Watch out for the trap! Risk of falling into a $5,000-$12,000 range By Investing.com


© Reuters Bitcoin daily chart

Investing.com – Today, it is up 6.8%; signing a return above the key threshold of $20,000, with a price of $20,200, while the weekly gain amounts to 4.44%.

The cryptocurrency thus appears to be unstuck from the US stock market, at least in the short term, as it fell -1.03 percent and -0.51 percent yesterday.

Until 2020, the cryptocurrency market evolved independently of stock markets. But that changed with the Corona pandemic, which led to central banks and governments around the world pouring huge amounts of money into the market, money that eventually flowed into cryptocurrencies.

This is why many experts believe that the next real rally will take off only when monetary policy begins to ease. During the current tightening cycle, the central bank is withdrawing liquidity from the market, which has caused the cryptocurrency slump seen since last fall.

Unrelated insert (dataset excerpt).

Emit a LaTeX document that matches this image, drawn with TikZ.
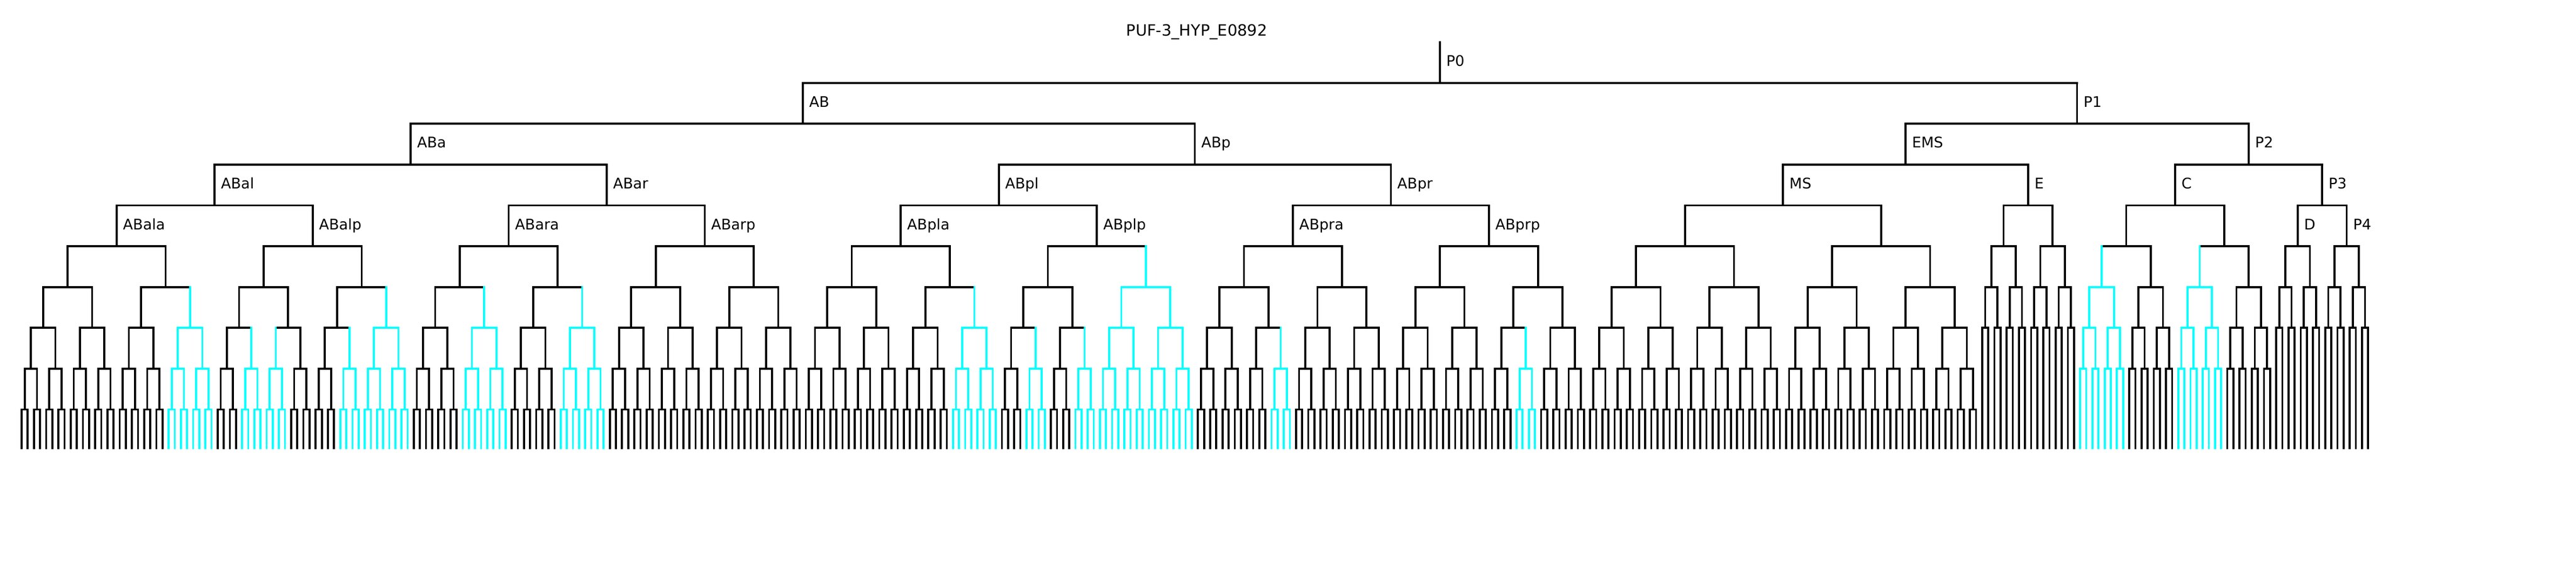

This matches the data from Santiment. The number of Bitcoin whale wallets hit a 29-month low. A sign that the smart money is being withdrawn. Only private investors are already preparing for the next all-time high, as the number of wallets with more than 1 BTC exceeded 900,000 for the first time.

But that could be premature as analysts like Justin Bennett believe the move down is not over yet. The descending triangle formation indicates readiness for a breakout in the area between $5,000 and $12,000.

When it comes to the sustainability of the Bitcoin blockchain, things don’t seem to be looking so good, as the Bitcoin Mining Council recently reported. The organization, which defends the rights of large mining companies, recently estimated that 59.5% of the electricity needed by mining comes from renewable energy sources.

However, a study by the Cambridge Center for Alternative Finance suggests that only 37.6% of the energy consumed comes from sustainable sources.

Bitcoin: Technical thresholds to watch out for

Yesterday, bitcoin tested the 78.6% Fibonacci retracement resistance at $19,251. Although it failed to close the day above this level, the positive momentum was reinforced today and was followed by a rally above the psychologically important level of $20,000.

The next resistance is at the 61.8% Fibonacci retracement at $20,523. If this threshold is breached on the daily close, look for more gains towards the 50 percent Fibonacci retracement of $21,417.

If the bulls fail to break above the 61.8% Fibonacci retracement and sustainably defend the 78.6% Fibonacci retracement, a move lower towards the cycle low of $17,630 is expected.